──────── Data extract ────────
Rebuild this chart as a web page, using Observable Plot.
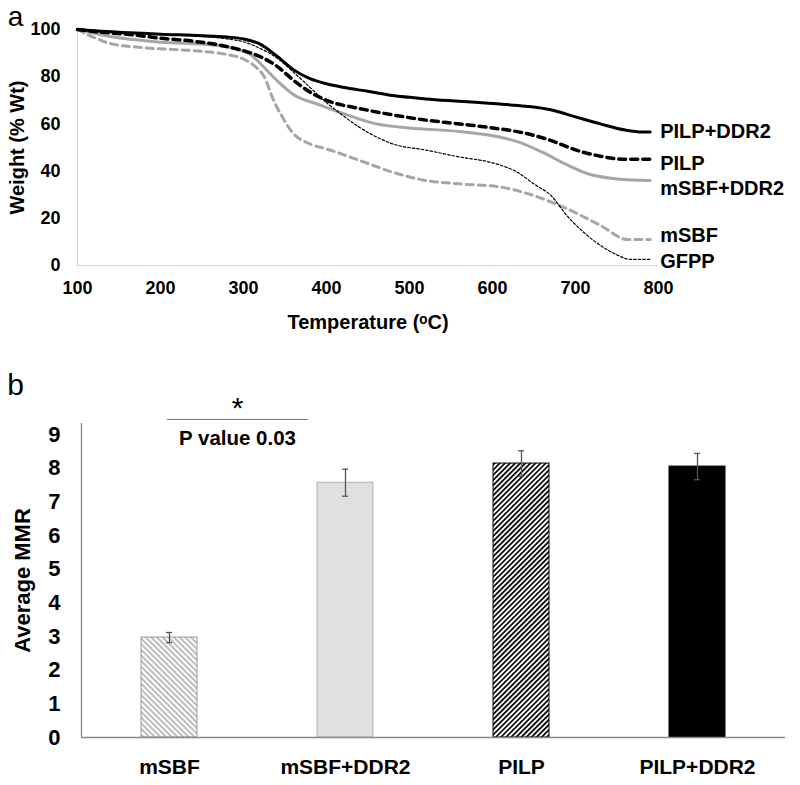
<!DOCTYPE html>
<html>
<head>
<meta charset="utf-8">
<script src="https://cdn.jsdelivr.net/npm/d3@7"></script>
<script src="https://cdn.jsdelivr.net/npm/@observablehq/plot@0.6"></script>
<style>
  body { margin: 0; background: #fff; }
  #wrap { position: relative; width: 800px; height: 785px; background: #fff; }
  #top, #bottom { position: absolute; left: 0; }
  #top { top: 0; }
  #bottom { top: 370px; }
</style>
</head>
<body>
<div id="wrap"><div id="top"></div><div id="bottom"></div></div>
<script>
// ---------- Panel a: TGA curves ----------
const seriesNames = ["mSBF", "mSBF+DDR2", "GFPP", "PILP", "PILP+DDR2"];

const tMSBF = [100, 120, 140, 180, 240, 280, 300, 315, 325, 335, 345, 360, 380, 400, 440, 480, 520, 560, 610, 650, 690, 730, 763, 790];
const wMSBF = [100, 96.6, 94, 92.3, 91, 89.4, 87.5, 84, 80, 71, 64, 56, 51.5, 49.4, 44.5, 39.5, 36, 34.6, 33.2, 29.6, 24, 17, 11, 11];

const tMSBFDDR2 = [100, 140, 200, 260, 290, 310, 320, 340, 360, 390, 420, 460, 500, 560, 600, 630, 660, 690, 714, 750, 790];
const wMSBFDDR2 = [100, 97, 94.6, 93.5, 91.8, 89, 85.7, 78.5, 72.5, 68.3, 64.4, 60, 58.3, 56.8, 55, 52.5, 48, 42.6, 39, 36.7, 36];

const tGFPP = [100, 200, 280, 300, 320, 340, 360, 380, 400, 420, 440, 460, 480, 520, 560, 600, 630, 650, 670, 690, 710, 730, 750, 766, 790];
const wGFPP = [100, 98, 96, 94.8, 92, 88, 82, 75.5, 69, 63.5, 58.5, 54.5, 51.5, 48.9, 46, 43.5, 39.5, 34.5, 29.8, 21, 14, 8.5, 4.5, 2.6, 2.6];

const tPILP = [100, 130, 160, 200, 240, 280, 300, 320, 340, 360, 380, 400, 440, 480, 520, 560, 600, 640, 670, 700, 730, 760, 790];
const wPILP = [100, 98.8, 98, 96.3, 95, 92.8, 91, 88.5, 84.5, 78.6, 73.5, 70, 66.5, 63.8, 61.6, 60, 58.3, 56, 53, 49, 46.3, 45, 45];

const tPILPDDR2 = [100, 150, 200, 250, 280, 300, 320, 340, 360, 380, 400, 420, 450, 480, 520, 560, 600, 640, 670, 700, 730, 760, 780, 790];
const wPILPDDR2 = [100, 98.8, 98, 97.4, 96.8, 96, 93.8, 88.8, 83, 79.2, 77, 75.5, 73.8, 72, 70.6, 69.6, 68.6, 67.5, 66, 63, 60, 57.4, 56.6, 56.6];

const xTicksA = [100, 200, 300, 400, 500, 600, 700, 800];
const yTicksA = [0, 20, 40, 60, 80, 100];

const curves = {
  "mSBF": [tMSBF, wMSBF],
  "mSBF+DDR2": [tMSBFDDR2, wMSBFDDR2],
  "GFPP": [tGFPP, wGFPP],
  "PILP": [tPILP, wPILP],
  "PILP+DDR2": [tPILPDDR2, wPILPDDR2]
};

const lineStyle = {
  "mSBF":      {stroke: "#a6a6a6", strokeWidth: 3,   strokeDasharray: "7,5", labelDy: -4},
  "mSBF+DDR2": {stroke: "#a6a6a6", strokeWidth: 3,   strokeDasharray: null,  labelDy: 8},
  "GFPP":      {stroke: "#000",    strokeWidth: 1.2, strokeDasharray: "2.5,2", labelDy: 2},
  "PILP":      {stroke: "#000",    strokeWidth: 3.5, strokeDasharray: "7,5", labelDy: 4},
  "PILP+DDR2": {stroke: "#000",    strokeWidth: 3,   strokeDasharray: null,  labelDy: 0}
};

const FONT = "'Liberation Sans', Arial, Helvetica, sans-serif";

const marksA = [];
marksA.push(Plot.ruleX([100], {y1: 0, y2: 100, stroke: "#d3d3d3", strokeWidth: 1.2}));
marksA.push(Plot.ruleY([0], {x1: 100, x2: 800, stroke: "#d3d3d3", strokeWidth: 1.2}));
for (const name of seriesNames) {
  const [T, W] = curves[name];
  const rows = T.map((t, i) => ({t, w: W[i]}));
  const s = lineStyle[name];
  marksA.push(Plot.line(rows, {
    x: "t", y: "w", curve: "monotone-x",
    stroke: s.stroke, strokeWidth: s.strokeWidth,
    strokeDasharray: s.strokeDasharray || undefined
  }));
  marksA.push(Plot.text([rows[rows.length - 1]], {
    x: "t", y: "w", text: () => name, textAnchor: "start",
    dx: 10, dy: s.labelDy, fontSize: 20, fontWeight: "bold", fill: "#000"
  }));
}
marksA.push(Plot.axisX({ticks: xTicksA, tickSize: 0, tickPadding: 16, fontSize: 18, fontWeight: "bold", label: null}));
marksA.push(Plot.axisY({ticks: yTicksA, tickSize: 0, tickPadding: 17, fontSize: 18, fontWeight: "bold", label: null}));
marksA.push(Plot.text(["Temperature (\u1D52C)"], {frameAnchor: "bottom", dy: 57, fontSize: 20, fontWeight: "bold", lineAnchor: "middle"}));
marksA.push(Plot.text(["Weight (% Wt)"], {frameAnchor: "left", dx: -60, rotate: -90, textAnchor: "middle", lineAnchor: "middle", fontSize: 20, fontWeight: "bold"}));
marksA.push(Plot.text(["a"], {frameAnchor: "top-left", dx: -62, dy: -4, fontSize: 28, textAnchor: "middle", lineAnchor: "bottom"}));

const chartA = Plot.plot({
  width: 800, height: 345,
  marginLeft: 77, marginRight: 142, marginTop: 29, marginBottom: 80,
  style: {fontFamily: FONT, color: "#000", background: "#fff", overflow: "visible"},
  x: {domain: [100, 800]},
  y: {domain: [0, 100]},
  marks: marksA
});
document.getElementById("top").appendChild(chartA);

// ---------- Panel b: Average MMR ----------
const groups = ["mSBF", "mSBF+DDR2", "PILP", "PILP+DDR2"];
const mmr    = [2.97, 7.57, 8.14, 8.05];
const mmrErr = [0.15, 0.40, 0.38, 0.39];
const yTicksB = [0, 1, 2, 3, 4, 5, 6, 7, 8, 9];
const pLabel = "P value 0.03";

const barData = groups.map((g, i) => ({g, v: mmr[i], e: mmrErr[i]}));

const barStyle = {
  "mSBF":      {fill: "url(#hatchLight)", stroke: "#9a9a9a"},
  "mSBF+DDR2": {fill: "#e0e0e0",          stroke: "#b0b0b0"},
  "PILP":      {fill: "url(#hatchDark)",  stroke: "#000"},
  "PILP+DDR2": {fill: "#000",             stroke: "#000"}
};

function defsMark() {
  const ns = "http://www.w3.org/2000/svg";
  const defs = document.createElementNS(ns, "defs");
  function pattern(id, size, angle, color, width) {
    const p = document.createElementNS(ns, "pattern");
    p.setAttribute("id", id);
    p.setAttribute("patternUnits", "userSpaceOnUse");
    p.setAttribute("width", size);
    p.setAttribute("height", size);
    p.setAttribute("patternTransform", `rotate(${angle})`);
    const bg = document.createElementNS(ns, "rect");
    bg.setAttribute("width", size); bg.setAttribute("height", size); bg.setAttribute("fill", "#fff");
    const l = document.createElementNS(ns, "line");
    l.setAttribute("x1", size / 2); l.setAttribute("x2", size / 2);
    l.setAttribute("y1", 0); l.setAttribute("y2", size);
    l.setAttribute("stroke", color); l.setAttribute("stroke-width", width);
    p.appendChild(bg); p.appendChild(l);
    defs.appendChild(p);
  }
  pattern("hatchLight", 4, -45, "#7a7a7a", 1);
  pattern("hatchDark", 3.6, 45, "#000", 1.7);
  return defs;
}

const marksB = [defsMark];
for (const d of barData) {
  const s = barStyle[d.g];
  marksB.push(Plot.barY([d], {x: "g", y: "v", fill: s.fill, stroke: s.stroke, strokeWidth: 1, insetLeft: 60, insetRight: 60}));
}
marksB.push(Plot.ruleX(barData, {x: "g", y1: d => d.v - d.e, y2: d => d.v + d.e, stroke: "#555", strokeWidth: 1.3}));
marksB.push(Plot.ruleY(barData, {x1: "g", x2: "g", y: d => d.v + d.e, stroke: "#555", strokeWidth: 1.3, insetLeft: 85, insetRight: 85}));
marksB.push(Plot.ruleY(barData, {x1: "g", x2: "g", y: d => d.v - d.e, stroke: "#555", strokeWidth: 1.3, insetLeft: 85, insetRight: 85}));
// axis lines
marksB.push(Plot.ruleY([0], {stroke: "#888", strokeWidth: 1.3}));
marksB.push(Plot.ruleX([groups[0]], {y1: 0, y2: 9.33, dx: -88, stroke: "#888", strokeWidth: 1.3}));
// significance annotation
marksB.push(Plot.ruleY([9.45], {x1: () => groups[0], x2: () => groups[0], insetLeft: 86, insetRight: -51, stroke: "#777", strokeWidth: 1}));
marksB.push(Plot.text(["*"], {x: () => groups[0], y: 9.77, dx: 68, fontSize: 30, fill: "#000"}));
marksB.push(Plot.text([pLabel], {x: () => groups[0], y: 8.88, dx: 68, fontSize: 20.5, fontWeight: "bold", fill: "#000"}));
marksB.push(Plot.axisX({tickSize: 0, tickPadding: 22, fontSize: 21, fontWeight: "bold", label: null}));
marksB.push(Plot.axisY({ticks: yTicksB, tickSize: 0, tickPadding: 21, fontSize: 22, fontWeight: "bold", label: null}));
marksB.push(Plot.text(["Average MMR"], {frameAnchor: "left", dx: -59, rotate: -90, textAnchor: "middle", lineAnchor: "middle", fontSize: 22, fontWeight: "bold"}));
marksB.push(Plot.text(["b"], {frameAnchor: "top-left", dx: -66, dy: -38, fontSize: 30, textAnchor: "middle", lineAnchor: "middle"}));

const chartB = Plot.plot({
  width: 800, height: 415,
  marginLeft: 81, marginRight: 15, marginTop: 53, marginBottom: 48,
  style: {fontFamily: FONT, color: "#000", background: "#fff", overflow: "visible"},
  x: {domain: groups, padding: 0},
  y: {domain: [0, 9.33]},
  marks: marksB
});
document.getElementById("bottom").appendChild(chartB);
</script>
</body>
</html>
────────
▶ **The request**
Return, unchanged, the lines from the first line of the material through the line that holds "17, 11, 11];", inclusive, omitting pictures.

▶ **Final answer**
Rebuild this chart as a web page, using Observable Plot.
<!DOCTYPE html>
<html>
<head>
<meta charset="utf-8">
<script src="https://cdn.jsdelivr.net/npm/d3@7"></script>
<script src="https://cdn.jsdelivr.net/npm/@observablehq/plot@0.6"></script>
<style>
  body { margin: 0; background: #fff; }
  #wrap { position: relative; width: 800px; height: 785px; background: #fff; }
  #top, #bottom { position: absolute; left: 0; }
  #top { top: 0; }
  #bottom { top: 370px; }
</style>
</head>
<body>
<div id="wrap"><div id="top"></div><div id="bottom"></div></div>
<script>
// ---------- Panel a: TGA curves ----------
const seriesNames = ["mSBF", "mSBF+DDR2", "GFPP", "PILP", "PILP+DDR2"];

const tMSBF = [100, 120, 140, 180, 240, 280, 300, 315, 325, 335, 345, 360, 380, 400, 440, 480, 520, 560, 610, 650, 690, 730, 763, 790];
const wMSBF = [100, 96.6, 94, 92.3, 91, 89.4, 87.5, 84, 80, 71, 64, 56, 51.5, 49.4, 44.5, 39.5, 36, 34.6, 33.2, 29.6, 24, 17, 11, 11];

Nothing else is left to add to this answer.